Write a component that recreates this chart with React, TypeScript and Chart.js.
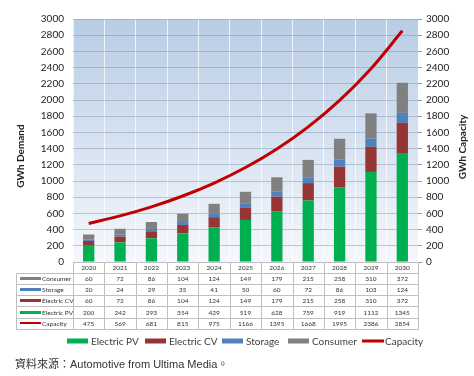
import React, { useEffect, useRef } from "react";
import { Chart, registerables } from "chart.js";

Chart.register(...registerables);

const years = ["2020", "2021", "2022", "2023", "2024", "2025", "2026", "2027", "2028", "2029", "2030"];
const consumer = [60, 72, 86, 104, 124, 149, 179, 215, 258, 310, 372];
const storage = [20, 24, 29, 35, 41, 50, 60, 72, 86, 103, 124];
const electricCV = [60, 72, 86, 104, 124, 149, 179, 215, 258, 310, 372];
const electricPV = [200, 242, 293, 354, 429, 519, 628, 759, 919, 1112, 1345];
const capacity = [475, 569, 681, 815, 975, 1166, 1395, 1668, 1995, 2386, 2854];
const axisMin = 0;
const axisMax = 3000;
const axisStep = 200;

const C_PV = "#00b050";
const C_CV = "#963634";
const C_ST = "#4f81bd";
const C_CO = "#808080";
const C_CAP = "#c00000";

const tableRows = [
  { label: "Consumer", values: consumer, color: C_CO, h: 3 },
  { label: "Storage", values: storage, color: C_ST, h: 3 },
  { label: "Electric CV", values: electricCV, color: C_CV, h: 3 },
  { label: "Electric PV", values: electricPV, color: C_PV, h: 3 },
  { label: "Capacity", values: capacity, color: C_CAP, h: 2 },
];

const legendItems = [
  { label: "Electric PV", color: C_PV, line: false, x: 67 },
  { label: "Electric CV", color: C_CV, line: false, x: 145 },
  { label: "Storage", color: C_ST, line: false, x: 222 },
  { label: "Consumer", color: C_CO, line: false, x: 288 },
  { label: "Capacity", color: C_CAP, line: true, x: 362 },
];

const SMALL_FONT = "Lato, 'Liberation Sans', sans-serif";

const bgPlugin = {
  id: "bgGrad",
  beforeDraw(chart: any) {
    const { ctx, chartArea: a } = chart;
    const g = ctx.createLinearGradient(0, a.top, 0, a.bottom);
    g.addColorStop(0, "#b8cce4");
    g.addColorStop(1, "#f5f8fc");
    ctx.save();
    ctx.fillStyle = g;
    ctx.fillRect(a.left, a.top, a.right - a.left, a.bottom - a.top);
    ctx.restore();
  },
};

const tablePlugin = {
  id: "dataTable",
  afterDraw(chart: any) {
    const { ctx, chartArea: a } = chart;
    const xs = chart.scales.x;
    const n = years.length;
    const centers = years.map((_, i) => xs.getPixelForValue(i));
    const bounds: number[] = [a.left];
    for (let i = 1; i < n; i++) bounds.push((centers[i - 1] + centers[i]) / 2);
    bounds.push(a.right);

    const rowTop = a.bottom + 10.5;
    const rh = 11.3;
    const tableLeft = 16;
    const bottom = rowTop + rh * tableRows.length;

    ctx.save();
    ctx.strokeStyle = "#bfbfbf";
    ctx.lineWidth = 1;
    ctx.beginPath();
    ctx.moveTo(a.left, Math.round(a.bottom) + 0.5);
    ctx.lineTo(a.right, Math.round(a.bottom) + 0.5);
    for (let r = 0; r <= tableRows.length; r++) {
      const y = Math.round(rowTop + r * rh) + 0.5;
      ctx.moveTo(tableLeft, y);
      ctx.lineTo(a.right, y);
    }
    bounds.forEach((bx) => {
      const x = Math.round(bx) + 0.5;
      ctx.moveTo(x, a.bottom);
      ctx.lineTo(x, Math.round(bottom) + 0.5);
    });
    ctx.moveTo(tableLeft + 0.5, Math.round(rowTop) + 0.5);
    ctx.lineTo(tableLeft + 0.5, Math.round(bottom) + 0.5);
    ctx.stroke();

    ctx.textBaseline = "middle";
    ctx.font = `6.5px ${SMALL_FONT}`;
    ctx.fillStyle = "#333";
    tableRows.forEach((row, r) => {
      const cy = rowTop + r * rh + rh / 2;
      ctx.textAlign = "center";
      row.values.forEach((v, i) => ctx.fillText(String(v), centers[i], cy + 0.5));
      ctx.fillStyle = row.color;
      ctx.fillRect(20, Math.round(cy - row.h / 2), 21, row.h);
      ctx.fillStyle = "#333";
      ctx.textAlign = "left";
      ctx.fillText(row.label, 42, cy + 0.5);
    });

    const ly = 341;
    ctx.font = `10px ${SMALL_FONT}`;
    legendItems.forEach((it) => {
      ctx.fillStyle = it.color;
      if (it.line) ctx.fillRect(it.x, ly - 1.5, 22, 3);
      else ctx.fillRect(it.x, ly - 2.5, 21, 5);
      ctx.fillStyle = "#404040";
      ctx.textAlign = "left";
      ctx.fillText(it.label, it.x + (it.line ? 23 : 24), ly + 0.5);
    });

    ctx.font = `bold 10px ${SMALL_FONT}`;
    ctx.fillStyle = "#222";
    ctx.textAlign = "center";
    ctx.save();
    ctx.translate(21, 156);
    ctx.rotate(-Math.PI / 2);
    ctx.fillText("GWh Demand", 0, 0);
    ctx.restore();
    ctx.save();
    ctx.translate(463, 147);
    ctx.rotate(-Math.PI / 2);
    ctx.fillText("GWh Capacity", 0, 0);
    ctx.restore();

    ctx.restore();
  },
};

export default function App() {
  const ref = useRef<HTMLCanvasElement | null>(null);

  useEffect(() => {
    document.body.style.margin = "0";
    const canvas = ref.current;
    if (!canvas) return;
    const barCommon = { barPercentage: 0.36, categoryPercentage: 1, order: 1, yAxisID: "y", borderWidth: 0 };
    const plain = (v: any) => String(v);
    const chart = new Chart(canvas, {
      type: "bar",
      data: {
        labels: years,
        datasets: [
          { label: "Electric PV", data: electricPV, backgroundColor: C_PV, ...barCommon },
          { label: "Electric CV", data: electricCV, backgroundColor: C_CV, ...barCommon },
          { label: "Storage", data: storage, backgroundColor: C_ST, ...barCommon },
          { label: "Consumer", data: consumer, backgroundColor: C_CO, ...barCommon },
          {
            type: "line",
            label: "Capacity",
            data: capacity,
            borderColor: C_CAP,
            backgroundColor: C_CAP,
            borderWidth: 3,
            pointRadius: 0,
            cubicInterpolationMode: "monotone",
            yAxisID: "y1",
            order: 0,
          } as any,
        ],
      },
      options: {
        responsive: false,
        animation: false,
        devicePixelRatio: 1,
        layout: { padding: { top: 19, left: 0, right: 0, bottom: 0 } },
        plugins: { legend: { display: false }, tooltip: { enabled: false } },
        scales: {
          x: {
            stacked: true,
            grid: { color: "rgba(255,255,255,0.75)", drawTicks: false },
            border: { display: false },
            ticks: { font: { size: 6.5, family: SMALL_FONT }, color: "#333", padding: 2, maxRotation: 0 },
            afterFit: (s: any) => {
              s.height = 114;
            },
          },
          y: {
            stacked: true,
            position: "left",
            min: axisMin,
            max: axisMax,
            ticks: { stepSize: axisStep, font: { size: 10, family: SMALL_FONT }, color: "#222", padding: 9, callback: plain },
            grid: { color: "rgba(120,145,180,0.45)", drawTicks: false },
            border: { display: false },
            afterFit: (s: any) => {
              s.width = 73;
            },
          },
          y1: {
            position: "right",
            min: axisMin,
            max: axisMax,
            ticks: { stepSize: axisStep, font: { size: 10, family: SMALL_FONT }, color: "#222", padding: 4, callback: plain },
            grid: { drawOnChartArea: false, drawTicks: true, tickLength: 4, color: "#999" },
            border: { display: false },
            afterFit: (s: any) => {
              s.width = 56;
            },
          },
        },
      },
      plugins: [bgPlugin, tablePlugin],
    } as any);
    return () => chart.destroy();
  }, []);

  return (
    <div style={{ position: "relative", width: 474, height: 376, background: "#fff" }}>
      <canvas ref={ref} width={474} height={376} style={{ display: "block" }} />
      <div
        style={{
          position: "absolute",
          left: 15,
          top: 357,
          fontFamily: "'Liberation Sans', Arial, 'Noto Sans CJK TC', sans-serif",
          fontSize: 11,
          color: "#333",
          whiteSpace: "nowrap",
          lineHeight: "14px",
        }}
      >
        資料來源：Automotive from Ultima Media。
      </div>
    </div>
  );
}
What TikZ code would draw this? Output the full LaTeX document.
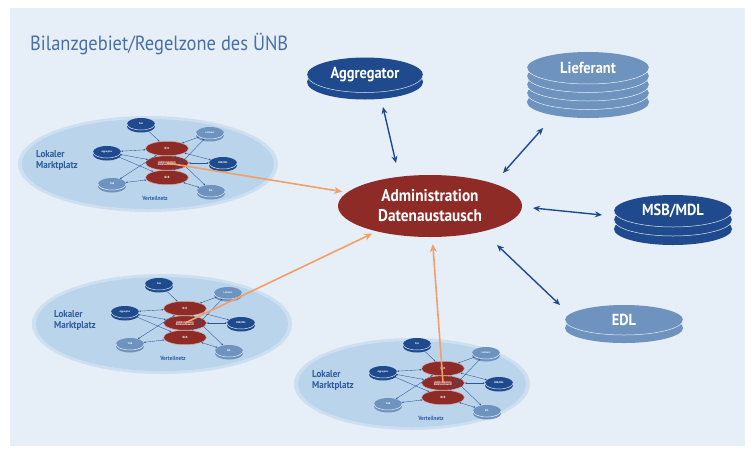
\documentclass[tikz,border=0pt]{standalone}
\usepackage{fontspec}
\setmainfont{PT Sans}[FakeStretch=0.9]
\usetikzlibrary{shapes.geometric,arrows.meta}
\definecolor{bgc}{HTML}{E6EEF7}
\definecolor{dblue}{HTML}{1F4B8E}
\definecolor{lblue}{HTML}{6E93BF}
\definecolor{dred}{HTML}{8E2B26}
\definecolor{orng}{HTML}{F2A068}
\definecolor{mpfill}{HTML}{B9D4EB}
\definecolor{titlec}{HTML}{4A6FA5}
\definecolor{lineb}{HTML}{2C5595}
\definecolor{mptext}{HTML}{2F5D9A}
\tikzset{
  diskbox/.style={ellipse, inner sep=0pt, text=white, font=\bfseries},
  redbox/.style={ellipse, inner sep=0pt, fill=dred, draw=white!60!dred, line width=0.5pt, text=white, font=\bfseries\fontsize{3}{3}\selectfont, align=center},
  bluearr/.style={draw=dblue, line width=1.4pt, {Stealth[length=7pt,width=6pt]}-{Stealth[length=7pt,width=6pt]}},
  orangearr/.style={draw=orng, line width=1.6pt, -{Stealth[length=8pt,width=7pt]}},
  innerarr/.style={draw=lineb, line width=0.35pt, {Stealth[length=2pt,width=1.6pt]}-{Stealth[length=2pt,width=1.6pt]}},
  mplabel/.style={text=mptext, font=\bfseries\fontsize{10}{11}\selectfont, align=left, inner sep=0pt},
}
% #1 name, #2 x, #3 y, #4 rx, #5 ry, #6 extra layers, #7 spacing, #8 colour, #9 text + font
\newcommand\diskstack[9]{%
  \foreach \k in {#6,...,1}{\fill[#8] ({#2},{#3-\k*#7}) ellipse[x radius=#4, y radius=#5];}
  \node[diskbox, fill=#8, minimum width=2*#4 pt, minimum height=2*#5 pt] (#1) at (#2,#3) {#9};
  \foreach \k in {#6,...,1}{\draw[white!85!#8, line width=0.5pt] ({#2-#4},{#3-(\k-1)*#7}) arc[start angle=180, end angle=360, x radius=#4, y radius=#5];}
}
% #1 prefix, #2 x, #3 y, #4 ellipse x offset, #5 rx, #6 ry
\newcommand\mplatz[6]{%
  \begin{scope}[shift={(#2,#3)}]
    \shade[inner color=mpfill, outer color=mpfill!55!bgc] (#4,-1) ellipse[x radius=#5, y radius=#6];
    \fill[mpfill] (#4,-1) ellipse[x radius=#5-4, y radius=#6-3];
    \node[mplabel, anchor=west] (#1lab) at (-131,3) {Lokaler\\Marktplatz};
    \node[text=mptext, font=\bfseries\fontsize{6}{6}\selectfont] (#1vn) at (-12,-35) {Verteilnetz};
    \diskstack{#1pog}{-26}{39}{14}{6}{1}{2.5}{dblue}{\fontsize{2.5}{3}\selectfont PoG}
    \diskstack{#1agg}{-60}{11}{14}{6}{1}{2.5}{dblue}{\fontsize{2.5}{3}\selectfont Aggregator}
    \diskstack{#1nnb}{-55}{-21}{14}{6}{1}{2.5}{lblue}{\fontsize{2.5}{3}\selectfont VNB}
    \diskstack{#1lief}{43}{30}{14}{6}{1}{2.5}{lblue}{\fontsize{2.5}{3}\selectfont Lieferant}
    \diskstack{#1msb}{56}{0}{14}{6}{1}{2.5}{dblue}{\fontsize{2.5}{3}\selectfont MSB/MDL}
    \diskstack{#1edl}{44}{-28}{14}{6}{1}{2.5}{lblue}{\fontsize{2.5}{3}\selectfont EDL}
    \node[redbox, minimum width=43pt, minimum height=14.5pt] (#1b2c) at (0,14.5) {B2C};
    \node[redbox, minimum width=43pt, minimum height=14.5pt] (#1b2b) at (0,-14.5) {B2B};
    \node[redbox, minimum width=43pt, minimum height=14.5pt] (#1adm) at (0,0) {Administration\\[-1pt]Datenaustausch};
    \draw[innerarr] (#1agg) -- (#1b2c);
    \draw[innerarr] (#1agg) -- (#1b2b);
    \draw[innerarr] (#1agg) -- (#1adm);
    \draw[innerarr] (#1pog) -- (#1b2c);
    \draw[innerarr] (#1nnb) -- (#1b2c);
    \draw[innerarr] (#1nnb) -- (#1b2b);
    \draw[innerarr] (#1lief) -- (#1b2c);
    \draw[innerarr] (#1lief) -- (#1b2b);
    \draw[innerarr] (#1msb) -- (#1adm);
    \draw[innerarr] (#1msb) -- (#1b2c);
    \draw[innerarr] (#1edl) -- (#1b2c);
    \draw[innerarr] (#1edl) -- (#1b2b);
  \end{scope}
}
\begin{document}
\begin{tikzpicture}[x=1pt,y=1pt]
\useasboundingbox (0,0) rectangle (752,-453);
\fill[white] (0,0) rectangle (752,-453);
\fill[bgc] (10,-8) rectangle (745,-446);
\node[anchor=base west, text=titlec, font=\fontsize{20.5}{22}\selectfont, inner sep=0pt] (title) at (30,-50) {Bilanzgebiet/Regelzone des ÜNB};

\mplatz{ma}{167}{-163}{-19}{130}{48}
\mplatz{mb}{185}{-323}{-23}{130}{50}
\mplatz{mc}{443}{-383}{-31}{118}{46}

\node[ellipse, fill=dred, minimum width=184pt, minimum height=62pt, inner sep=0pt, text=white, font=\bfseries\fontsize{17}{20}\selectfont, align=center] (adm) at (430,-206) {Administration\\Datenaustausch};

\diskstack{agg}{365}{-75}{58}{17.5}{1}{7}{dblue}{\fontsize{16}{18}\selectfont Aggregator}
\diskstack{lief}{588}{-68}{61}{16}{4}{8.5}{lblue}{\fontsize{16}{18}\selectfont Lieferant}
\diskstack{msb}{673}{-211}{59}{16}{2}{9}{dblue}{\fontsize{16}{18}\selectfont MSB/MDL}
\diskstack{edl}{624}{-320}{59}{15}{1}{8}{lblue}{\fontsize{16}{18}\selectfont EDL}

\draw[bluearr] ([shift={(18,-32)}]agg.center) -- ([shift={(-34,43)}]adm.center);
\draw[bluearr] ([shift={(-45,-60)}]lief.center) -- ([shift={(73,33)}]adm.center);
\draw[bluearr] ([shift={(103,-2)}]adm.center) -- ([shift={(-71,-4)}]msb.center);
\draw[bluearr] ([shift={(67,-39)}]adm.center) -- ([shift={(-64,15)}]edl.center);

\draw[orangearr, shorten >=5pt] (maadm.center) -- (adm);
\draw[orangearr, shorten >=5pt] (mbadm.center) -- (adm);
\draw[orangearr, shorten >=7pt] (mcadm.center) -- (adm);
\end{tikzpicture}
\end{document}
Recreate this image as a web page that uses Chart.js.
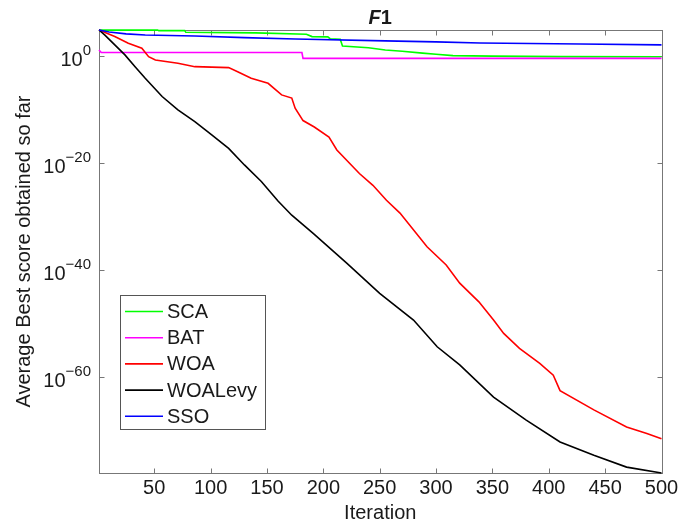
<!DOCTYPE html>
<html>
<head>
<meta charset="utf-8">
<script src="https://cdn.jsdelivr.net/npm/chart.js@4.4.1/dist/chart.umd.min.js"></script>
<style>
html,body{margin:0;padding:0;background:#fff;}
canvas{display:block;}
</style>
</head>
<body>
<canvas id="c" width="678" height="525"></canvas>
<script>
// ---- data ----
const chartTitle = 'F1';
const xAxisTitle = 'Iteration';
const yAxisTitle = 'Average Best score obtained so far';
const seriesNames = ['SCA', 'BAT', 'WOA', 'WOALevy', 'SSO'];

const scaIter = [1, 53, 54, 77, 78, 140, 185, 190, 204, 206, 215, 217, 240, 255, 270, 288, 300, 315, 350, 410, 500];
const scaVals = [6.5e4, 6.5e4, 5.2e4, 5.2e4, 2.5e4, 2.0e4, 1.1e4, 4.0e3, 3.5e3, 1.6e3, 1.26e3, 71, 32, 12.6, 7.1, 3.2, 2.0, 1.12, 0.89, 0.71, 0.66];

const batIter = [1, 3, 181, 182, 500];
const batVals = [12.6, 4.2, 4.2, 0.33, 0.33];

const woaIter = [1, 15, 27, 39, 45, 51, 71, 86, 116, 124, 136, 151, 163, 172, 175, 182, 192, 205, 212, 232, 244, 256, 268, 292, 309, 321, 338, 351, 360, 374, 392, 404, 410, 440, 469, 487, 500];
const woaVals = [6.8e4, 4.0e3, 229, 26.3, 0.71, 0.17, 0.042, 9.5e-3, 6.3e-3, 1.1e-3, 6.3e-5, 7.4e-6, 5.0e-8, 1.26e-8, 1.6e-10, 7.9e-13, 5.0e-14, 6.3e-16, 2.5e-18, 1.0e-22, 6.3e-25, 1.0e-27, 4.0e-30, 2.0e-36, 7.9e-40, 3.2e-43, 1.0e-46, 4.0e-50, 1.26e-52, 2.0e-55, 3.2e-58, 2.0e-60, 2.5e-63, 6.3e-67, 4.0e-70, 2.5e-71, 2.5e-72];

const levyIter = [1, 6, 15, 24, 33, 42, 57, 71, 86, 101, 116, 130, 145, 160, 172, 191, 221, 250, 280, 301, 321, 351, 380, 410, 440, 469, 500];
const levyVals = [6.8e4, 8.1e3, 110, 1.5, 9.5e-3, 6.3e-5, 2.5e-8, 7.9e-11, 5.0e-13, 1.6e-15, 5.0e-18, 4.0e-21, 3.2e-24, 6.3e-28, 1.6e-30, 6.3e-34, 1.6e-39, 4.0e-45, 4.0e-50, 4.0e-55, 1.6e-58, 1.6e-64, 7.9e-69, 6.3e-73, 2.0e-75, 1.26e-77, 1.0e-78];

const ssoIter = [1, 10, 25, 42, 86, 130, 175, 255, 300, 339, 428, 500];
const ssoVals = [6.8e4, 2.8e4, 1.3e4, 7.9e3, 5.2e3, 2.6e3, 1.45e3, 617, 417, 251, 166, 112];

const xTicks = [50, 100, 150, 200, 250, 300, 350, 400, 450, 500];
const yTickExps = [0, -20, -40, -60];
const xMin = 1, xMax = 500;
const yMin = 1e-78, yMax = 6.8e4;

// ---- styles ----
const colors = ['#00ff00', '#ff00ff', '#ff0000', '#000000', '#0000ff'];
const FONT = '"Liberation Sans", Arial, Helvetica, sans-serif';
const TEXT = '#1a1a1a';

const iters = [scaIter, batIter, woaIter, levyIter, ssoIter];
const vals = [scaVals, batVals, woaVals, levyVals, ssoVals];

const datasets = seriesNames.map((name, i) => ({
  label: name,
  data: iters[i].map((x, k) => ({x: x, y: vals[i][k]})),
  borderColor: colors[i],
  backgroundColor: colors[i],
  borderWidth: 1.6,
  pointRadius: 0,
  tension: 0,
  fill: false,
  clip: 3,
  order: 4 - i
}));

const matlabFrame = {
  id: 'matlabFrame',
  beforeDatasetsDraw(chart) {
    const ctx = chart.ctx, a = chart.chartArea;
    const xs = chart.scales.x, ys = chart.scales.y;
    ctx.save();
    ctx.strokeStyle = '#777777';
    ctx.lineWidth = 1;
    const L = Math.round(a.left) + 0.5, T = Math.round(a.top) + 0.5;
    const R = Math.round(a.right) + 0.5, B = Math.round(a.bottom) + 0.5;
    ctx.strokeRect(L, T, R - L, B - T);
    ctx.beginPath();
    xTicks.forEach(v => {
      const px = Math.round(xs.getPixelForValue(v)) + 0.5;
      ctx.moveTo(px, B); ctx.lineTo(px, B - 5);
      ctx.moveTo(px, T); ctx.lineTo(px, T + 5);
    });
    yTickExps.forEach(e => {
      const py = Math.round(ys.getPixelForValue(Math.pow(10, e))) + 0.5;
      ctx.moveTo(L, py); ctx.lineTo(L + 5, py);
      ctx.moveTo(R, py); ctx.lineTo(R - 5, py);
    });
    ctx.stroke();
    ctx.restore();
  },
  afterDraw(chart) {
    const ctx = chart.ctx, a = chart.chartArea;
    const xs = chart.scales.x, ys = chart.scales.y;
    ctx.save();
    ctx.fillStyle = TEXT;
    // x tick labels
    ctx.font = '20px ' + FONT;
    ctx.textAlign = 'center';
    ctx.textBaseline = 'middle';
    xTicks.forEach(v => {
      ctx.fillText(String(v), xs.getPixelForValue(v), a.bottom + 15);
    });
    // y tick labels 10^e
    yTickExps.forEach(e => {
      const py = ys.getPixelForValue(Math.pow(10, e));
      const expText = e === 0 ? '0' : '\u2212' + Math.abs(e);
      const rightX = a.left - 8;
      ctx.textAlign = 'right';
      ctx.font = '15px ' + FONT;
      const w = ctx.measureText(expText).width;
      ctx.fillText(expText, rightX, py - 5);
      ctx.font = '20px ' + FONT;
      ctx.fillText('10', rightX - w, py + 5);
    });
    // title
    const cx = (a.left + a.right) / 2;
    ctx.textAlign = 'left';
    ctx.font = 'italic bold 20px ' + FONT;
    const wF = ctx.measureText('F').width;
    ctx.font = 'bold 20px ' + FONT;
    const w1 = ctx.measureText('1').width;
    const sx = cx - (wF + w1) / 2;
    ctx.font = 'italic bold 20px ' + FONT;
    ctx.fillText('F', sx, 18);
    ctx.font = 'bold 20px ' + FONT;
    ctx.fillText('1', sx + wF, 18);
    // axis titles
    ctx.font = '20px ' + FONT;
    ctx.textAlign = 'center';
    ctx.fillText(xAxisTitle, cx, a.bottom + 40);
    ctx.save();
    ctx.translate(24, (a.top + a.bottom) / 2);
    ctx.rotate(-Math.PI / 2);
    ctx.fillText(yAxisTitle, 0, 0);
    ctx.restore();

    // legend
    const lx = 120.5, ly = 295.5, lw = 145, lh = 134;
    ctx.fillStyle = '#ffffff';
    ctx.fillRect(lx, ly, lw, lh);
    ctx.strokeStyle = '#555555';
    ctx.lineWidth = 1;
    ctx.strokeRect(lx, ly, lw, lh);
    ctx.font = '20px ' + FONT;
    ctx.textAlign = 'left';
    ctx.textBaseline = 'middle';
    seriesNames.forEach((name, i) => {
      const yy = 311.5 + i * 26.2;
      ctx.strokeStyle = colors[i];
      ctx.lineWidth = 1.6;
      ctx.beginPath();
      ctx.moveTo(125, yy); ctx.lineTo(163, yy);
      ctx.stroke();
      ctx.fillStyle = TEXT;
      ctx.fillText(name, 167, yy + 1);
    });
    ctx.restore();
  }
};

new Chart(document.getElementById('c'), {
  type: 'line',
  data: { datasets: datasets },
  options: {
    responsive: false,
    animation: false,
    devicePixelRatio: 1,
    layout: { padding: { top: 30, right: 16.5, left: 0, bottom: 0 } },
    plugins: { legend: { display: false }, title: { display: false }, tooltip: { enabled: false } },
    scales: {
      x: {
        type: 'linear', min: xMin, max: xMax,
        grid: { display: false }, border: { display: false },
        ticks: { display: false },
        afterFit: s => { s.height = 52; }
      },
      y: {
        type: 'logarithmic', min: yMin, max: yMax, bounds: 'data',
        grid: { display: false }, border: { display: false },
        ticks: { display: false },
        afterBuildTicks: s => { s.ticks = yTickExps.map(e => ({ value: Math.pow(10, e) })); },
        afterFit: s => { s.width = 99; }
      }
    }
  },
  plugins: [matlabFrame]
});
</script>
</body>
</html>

============================================================

■ Given problem ■
Copy out every line of the data that includes "this".

■ Task result ■
Write a component that recreates this chart with React, TypeScript and Chart.js.
What TikZ code would draw this? Output the full LaTeX document.
Recreate this image as a web page that uses Chart.js.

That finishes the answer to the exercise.